From the entries below, pull out each line where "this" appears.
== Given entries
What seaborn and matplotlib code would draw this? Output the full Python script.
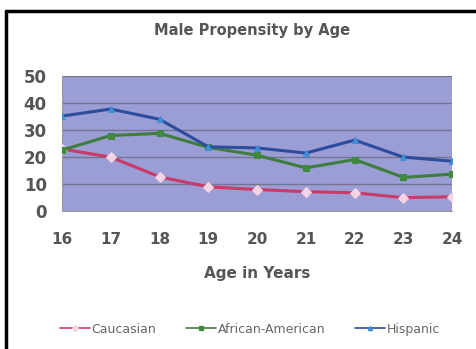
import matplotlib
matplotlib.use("Agg")
import matplotlib.pyplot as plt
import seaborn as sns
import pandas as pd
from matplotlib.lines import Line2D

ages = [16, 17, 18, 19, 20, 21, 22, 23, 24]
caucasian = [23, 20, 12.7, 9, 8, 7.2, 6.8, 5, 5.3]
african_american = [22.6, 28, 28.8, 23.6, 20.7, 16, 19.1, 12.5, 13.7]
hispanic = [35.2, 37.8, 34, 23.8, 23.4, 21.5, 26.3, 20, 18.5]
groups = ["Caucasian", "African-American", "Hispanic"]
y_ticks = [0, 10, 20, 30, 40, 50]

df = pd.DataFrame({
    "age": ages * 3,
    "value": caucasian + african_american + hispanic,
    "group": [g for g in groups for _ in ages],
})

sns.set_style("white")
plt.rcParams["font.family"] = ["DejaVu Sans"]

fig = plt.figure(figsize=(4.77, 3.49), dpi=100)
ax = fig.add_axes([0.130, 0.395, 0.818, 0.387])

line_colors = {"Caucasian": "#c93a68", "African-American": "#3f7d3c", "Hispanic": "#2c4c9c"}
face_colors = {"Caucasian": "#f3d3e4", "African-American": "#3f8a3c", "Hispanic": "#3f8fd6"}
markers = {"Caucasian": "D", "African-American": "s", "Hispanic": "^"}

ax.set_facecolor("#9b9dd5")
for yv in y_ticks[1:]:
    ax.axhline(yv, color="#73748f", lw=1.0, zorder=1)

for g in groups:
    sub = df[df["group"] == g]
    sns.lineplot(data=sub, x="age", y="value", ax=ax, color=line_colors[g],
                 lw=2.2, marker=markers[g], markersize=5,
                 markerfacecolor=face_colors[g], markeredgecolor=face_colors[g],
                 legend=False, zorder=3)

ax.set_xlim(16, 24)
ax.set_ylim(0, 50)
ax.set_yticks(y_ticks)
ax.set_xticks(ages)
ax.set_yticklabels([str(v) for v in y_ticks], fontsize=12, fontweight="bold", color="#555555")
ax.set_xticklabels([str(a) for a in ages], fontsize=11, fontweight="bold", color="#555555")
ax.tick_params(axis="both", length=5, width=1, color="#888888", direction="out")
ax.tick_params(axis="y", pad=6)
ax.tick_params(axis="x", pad=10)
for side in ["top", "right"]:
    ax.spines[side].set_visible(False)
ax.spines["left"].set_color("#999999")
ax.spines["bottom"].set_color("#999999")
ax.set_xlabel("Age in Years", fontsize=11, fontweight="bold", color="#555555", labelpad=14)
ax.set_ylabel("")

fig.text(0.529, 0.914, "Male Propensity by Age", ha="center", va="center",
         fontsize=10.5, fontweight="bold", color="#555555")

handles = [Line2D([0], [0], color=line_colors[g], lw=1.2, marker=markers[g], markersize=3,
                  markerfacecolor=face_colors[g], markeredgecolor=face_colors[g])
           for g in groups]
fig.legend(handles, groups, loc="center", bbox_to_anchor=(0.524, 0.057), ncol=3,
           frameon=False, fontsize=9, handlelength=2.4, handletextpad=0.1,
           columnspacing=2.4, labelcolor="#666666")

# frame lines along the top and left edges
fig.add_artist(Line2D([0.013, 1.0], [0.968, 0.968], transform=fig.transFigure,
                      color="black", lw=2.5))
fig.add_artist(Line2D([0.013, 0.013], [0.0, 0.968], transform=fig.transFigure,
                      color="black", lw=2.5))

fig.savefig("out.png", dpi=100, facecolor="white")
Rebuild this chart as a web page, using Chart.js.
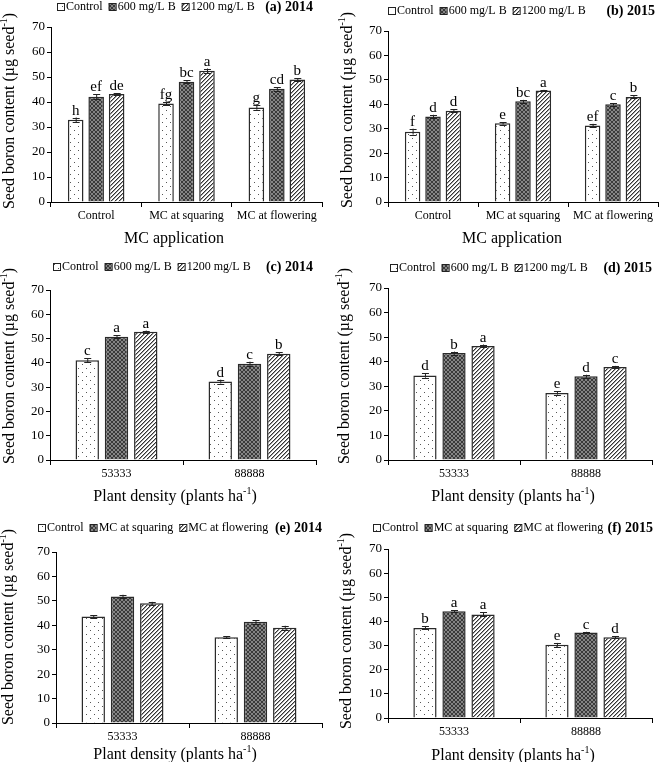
<!DOCTYPE html>
<html><head><meta charset="utf-8">
<script src="https://cdn.jsdelivr.net/npm/chart.js@4.4.1/dist/chart.umd.min.js"></script>
<style>
html,body{margin:0;padding:0;background:#fff;}
#wrap{position:relative;width:660px;height:762px;overflow:hidden;background:#fff;}
#wrap canvas{position:absolute;}
</style></head><body><div id="wrap"></div>
<script>
const FONT = "'Liberation Serif','Times New Roman',serif";

// ---------- data ----------
const mcCategories = ['Control', 'MC at squaring', 'MC at flowering'];
const densityCategories = ['53333', '88888'];
const boronSeries = ['Control', '600 mg/L B', '1200 mg/L B'];
const mcSeries = ['Control', 'MC at squaring', 'MC at flowering'];
const yTickMin = 0, yTickMax = 70, yTickStep = 10;

const yAxisTitle = ['Seed boron content (µg seed', '-1', ')'];
const mcAxisTitle = ['MC application'];
const densityAxisTitle = ['Plant density (plants ha', '-1', ')'];

// (a) 2014 – MC application x boron
const a2014Control = [32.9, 39.4, 37.8];
const a2014B600    = [42.1, 48.1, 45.3];
const a2014B1200   = [43.2, 52.5, 49.0];
const a2014ErrControl = [0.9, 0.6, 0.9];
const a2014ErrB600    = [1.0, 0.6, 0.7];
const a2014ErrB1200   = [0.4, 0.9, 0.6];
const a2014LetControl = ['h', 'fg', 'g'];
const a2014LetB600    = ['ef', 'bc', 'cd'];
const a2014LetB1200   = ['de', 'a', 'b'];

// (b) 2015 – MC application x boron
const b2015Control = [28.8, 32.2, 31.3];
const b2015B600    = [35.0, 41.2, 40.0];
const b2015B1200   = [37.4, 45.6, 43.0];
const b2015ErrControl = [1.2, 0.5, 0.7];
const b2015ErrB600    = [0.7, 0.6, 0.5];
const b2015ErrB1200   = [0.6, 0.3, 0.6];
const b2015LetControl = ['f', 'e', 'ef'];
const b2015LetB600    = ['d', 'bc', 'c'];
const b2015LetB1200   = ['d', 'a', 'b'];

// (c) 2014 – density x boron
const c2014Control = [41.1, 32.3];
const c2014B600    = [50.8, 39.6];
const c2014B1200   = [52.8, 43.8];
const c2014ErrControl = [0.9, 0.8];
const c2014ErrB600    = [0.5, 0.9];
const c2014ErrB1200   = [0.5, 0.5];
const c2014LetControl = ['c', 'd'];
const c2014LetB600    = ['a', 'c'];
const c2014LetB1200   = ['a', 'b'];

// (d) 2015 – density x boron
const d2015Control = [34.4, 27.3];
const d2015B600    = [43.5, 34.1];
const d2015B1200   = [46.4, 37.8];
const d2015ErrControl = [0.9, 0.7];
const d2015ErrB600    = [0.6, 0.6];
const d2015ErrB1200   = [0.6, 0.5];
const d2015LetControl = ['d', 'e'];
const d2015LetB600    = ['b', 'd'];
const d2015LetB1200   = ['a', 'c'];

// (e) 2014 – density x MC
const e2014Control   = [43.6, 35.1];
const e2014Squaring  = [51.8, 41.4];
const e2014Flowering = [49.0, 39.0];
const e2014ErrControl   = [0.6, 0.5];
const e2014ErrSquaring  = [0.7, 0.7];
const e2014ErrFlowering = [0.6, 0.8];

// (f) 2015 – density x MC
const f2015Control   = [37.3, 30.3];
const f2015Squaring  = [44.2, 35.4];
const f2015Flowering = [42.9, 33.4];
const f2015ErrControl   = [0.6, 0.8];
const f2015ErrSquaring  = [0.5, 0.3];
const f2015ErrFlowering = [0.8, 0.4];
const f2015LetControl   = ['b', 'e'];
const f2015LetSquaring  = ['a', 'c'];
const f2015LetFlowering = ['a', 'd'];

// ---------- layout (positions, not data) ----------
const LAYOUT = {
  a: {left:0,   top:0,   w:330, h:262, area:{l:51, r:322, t:27, b:202}, legendX:57, legendY:6,  labelRight:313, xTitleX:174, xTitleY:239, yTitleX:10, yTitleY:111, catPct:0.68, barPct:0.76},
  b: {left:330, top:0,   w:330, h:262, area:{l:58, r:328, t:31, b:202}, legendX:58, legendY:10, labelRight:325, xTitleX:182, xTitleY:239, yTitleX:18, yTitleY:110, catPct:0.68, barPct:0.76},
  c: {left:0,   top:250, w:330, h:262, area:{l:50, r:316, t:40, b:210}, legendX:53, legendY:16, labelRight:313, xTitleX:175, xTitleY:247, yTitleX:10, yTitleY:116, catPct:0.66, barPct:0.8},
  d: {left:330, top:250, w:330, h:262, area:{l:58, r:322, t:38, b:210}, legendX:60, legendY:17, labelRight:322, xTitleX:183, xTitleY:247, yTitleX:15, yTitleY:116, catPct:0.66, barPct:0.8},
  e: {left:0,   top:500, w:330, h:262, area:{l:56, r:322, t:52, b:223}, legendX:38, legendY:27, labelRight:322, xTitleX:175, xTitleY:255, yTitleX:9,  yTitleY:127, catPct:0.66, barPct:0.8},
  f: {left:330, top:500, w:330, h:262, area:{l:58, r:322, t:49, b:218}, legendX:43, legendY:27, labelRight:323, xTitleX:183, xTitleY:256, yTitleX:17, yTitleY:131, catPct:0.66, barPct:0.8}
};

// ---------- patterns ----------
function makePattern(type) {
  const c = document.createElement('canvas');
  const g = c.getContext('2d');
  if (type === 'dots') {
    c.width = 8; c.height = 8;
    g.fillStyle = '#fff'; g.fillRect(0, 0, 8, 8);
    g.fillStyle = '#555'; g.fillRect(2, 2, 1, 1); g.fillRect(6, 6, 1, 1);
  } else if (type === 'cross') {
    c.width = 4; c.height = 4;
    g.fillStyle = '#858585'; g.fillRect(0, 0, 4, 4);
    g.fillStyle = '#3a3a3a';
    for (let i = 0; i < 4; i++) { g.fillRect(i, i, 1, 1); g.fillRect(i, 3 - i, 1, 1); }
  } else {
    c.width = 4; c.height = 4;
    g.fillStyle = '#fff'; g.fillRect(0, 0, 4, 4);
    g.fillStyle = '#333';
    for (let i = 0; i < 4; i++) g.fillRect(i, 3 - i, 1, 1);
    g.fillStyle = '#a0a0a0';
    for (let i = 0; i < 4; i++) g.fillRect(i, (4 - i) % 4, 1, 1);
  }
  return g.createPattern(c, 'repeat');
}
const FILLS = [makePattern('dots'), makePattern('cross'), makePattern('diag')];

// ---------- decoration plugin ----------
function drawRich(ctx, parts, cx, cy, size) {
  const sup = Math.round(size * 0.62);
  const widths = parts.map((p, i) => {
    ctx.font = (i % 2 === 1 ? sup : size) + 'px ' + FONT;
    return ctx.measureText(p).width;
  });
  const total = widths.reduce((s, v) => s + v, 0);
  let x = cx - total / 2;
  ctx.textAlign = 'left';
  ctx.textBaseline = 'middle';
  parts.forEach((p, i) => {
    const isSup = i % 2 === 1;
    ctx.font = (isSup ? sup : size) + 'px ' + FONT;
    ctx.fillText(p, x, isSup ? cy - size * 0.36 : cy);
    x += widths[i];
  });
}

const decor = {
  id: 'decor',
  afterDatasetsDraw(chart) {
    const ctx = chart.ctx, y = chart.scales.y;
    ctx.save();
    chart.data.datasets.forEach((ds, di) => {
      const meta = chart.getDatasetMeta(di);
      meta.data.forEach((bar, i) => {
        const v = ds.data[i], e = ds.errors[i];
        const yt = y.getPixelForValue(v + e), yb = y.getPixelForValue(v - e);
        ctx.strokeStyle = '#222'; ctx.lineWidth = 1;
        ctx.beginPath();
        ctx.moveTo(bar.x + 0.5, yt); ctx.lineTo(bar.x + 0.5, yb);
        ctx.moveTo(bar.x - 3, Math.round(yt) + 0.5); ctx.lineTo(bar.x + 4, Math.round(yt) + 0.5);
        ctx.moveTo(bar.x - 3, Math.round(yb) + 0.5); ctx.lineTo(bar.x + 4, Math.round(yb) + 0.5);
        ctx.stroke();
        if (ds.letters) {
          ctx.fillStyle = '#000';
          ctx.font = '15px ' + FONT;
          ctx.textAlign = 'center'; ctx.textBaseline = 'alphabetic';
          ctx.fillText(ds.letters[i], bar.x, yt - 3);
        }
      });
    });
    ctx.restore();
  },
  afterDraw(chart) {
    const L = chart.options.plugins.decor.L;
    const ctx = chart.ctx;
    ctx.save();
    ctx.fillStyle = '#000';
    // legend
    let x = L.legendX;
    ctx.font = '12px ' + FONT;
    ctx.textBaseline = 'middle'; ctx.textAlign = 'left';
    chart.data.datasets.forEach((ds, i) => {
      ctx.fillStyle = ds.backgroundColor;
      ctx.fillRect(x, L.legendY - 3, 7, 7);
      ctx.strokeStyle = '#222'; ctx.lineWidth = 1;
      ctx.strokeRect(x + 0.5, L.legendY - 2.5, 7, 7);
      x += 9;
      ctx.fillStyle = '#000';
      ctx.fillText(ds.label, x, L.legendY + 1);
      x += ctx.measureText(ds.label).width + 6;
    });
    // panel label
    ctx.font = 'bold 14px ' + FONT;
    ctx.textAlign = 'right';
    ctx.fillText(chart.options.plugins.decor.panel, L.labelRight, L.legendY + 1);
    // x title
    drawRich(ctx, chart.options.plugins.decor.xTitle, L.xTitleX, L.xTitleY, 16);
    // y title
    ctx.translate(L.yTitleX, L.yTitleY);
    ctx.rotate(-Math.PI / 2);
    drawRich(ctx, yAxisTitle, 0, 0, 16);
    ctx.restore();
  }
};

// ---------- charts ----------
function makeChart(key, panel, cats, seriesNames, values, errors, letters, xTitle) {
  const L = LAYOUT[key];
  const cv = document.createElement('canvas');
  cv.width = L.w; cv.height = L.h;
  cv.style.left = L.left + 'px'; cv.style.top = L.top + 'px';
  cv.style.width = L.w + 'px'; cv.style.height = L.h + 'px';
  document.getElementById('wrap').appendChild(cv);
  const datasets = seriesNames.map((name, i) => ({
    label: name,
    data: values[i],
    errors: errors[i],
    letters: letters ? letters[i] : null,
    backgroundColor: FILLS[i],
    borderColor: '#2a2a2a',
    borderWidth: 1.5,
    categoryPercentage: L.catPct,
    barPercentage: L.barPct
  }));
  new Chart(cv, {
    type: 'bar',
    data: { labels: cats, datasets },
    options: {
      responsive: false,
      animation: false,
      devicePixelRatio: 1,
      layout: { padding: { top: L.area.t, right: L.w - L.area.r, left: 0, bottom: 0 } },
      plugins: {
        legend: { display: false },
        tooltip: { enabled: false },
        decor: { L, panel, xTitle }
      },
      scales: {
        x: {
          grid: { display: true, drawOnChartArea: false, drawTicks: true, tickLength: 5, color: '#000', offset: true },
          border: { display: true, color: '#000', width: 1 },
          ticks: { color: '#000', font: { family: FONT, size: 12 }, padding: 2, maxRotation: 0, autoSkip: false },
          afterFit: s => { s.height = L.h - L.area.b; }
        },
        y: {
          min: yTickMin, max: yTickMax,
          grid: { display: true, drawOnChartArea: false, drawTicks: true, tickLength: 4, color: '#000' },
          border: { display: true, color: '#000', width: 1 },
          ticks: { stepSize: yTickStep, color: '#000', font: { family: FONT, size: 13 }, padding: 2 },
          afterFit: s => { s.width = L.area.l; }
        }
      }
    },
    plugins: [decor]
  });
}

makeChart('a', '(a) 2014', mcCategories, boronSeries,
  [a2014Control, a2014B600, a2014B1200],
  [a2014ErrControl, a2014ErrB600, a2014ErrB1200],
  [a2014LetControl, a2014LetB600, a2014LetB1200], mcAxisTitle);
makeChart('b', '(b) 2015', mcCategories, boronSeries,
  [b2015Control, b2015B600, b2015B1200],
  [b2015ErrControl, b2015ErrB600, b2015ErrB1200],
  [b2015LetControl, b2015LetB600, b2015LetB1200], mcAxisTitle);
makeChart('c', '(c) 2014', densityCategories, boronSeries,
  [c2014Control, c2014B600, c2014B1200],
  [c2014ErrControl, c2014ErrB600, c2014ErrB1200],
  [c2014LetControl, c2014LetB600, c2014LetB1200], densityAxisTitle);
makeChart('d', '(d) 2015', densityCategories, boronSeries,
  [d2015Control, d2015B600, d2015B1200],
  [d2015ErrControl, d2015ErrB600, d2015ErrB1200],
  [d2015LetControl, d2015LetB600, d2015LetB1200], densityAxisTitle);
makeChart('e', '(e) 2014', densityCategories, mcSeries,
  [e2014Control, e2014Squaring, e2014Flowering],
  [e2014ErrControl, e2014ErrSquaring, e2014ErrFlowering],
  null, densityAxisTitle);
makeChart('f', '(f) 2015', densityCategories, mcSeries,
  [f2015Control, f2015Squaring, f2015Flowering],
  [f2015ErrControl, f2015ErrSquaring, f2015ErrFlowering],
  [f2015LetControl, f2015LetSquaring, f2015LetFlowering], densityAxisTitle);
</script>
</body></html>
====
Final result:
What seaborn and matplotlib code would draw this? Output the full Python script.
Rebuild this chart as a web page, using Chart.js.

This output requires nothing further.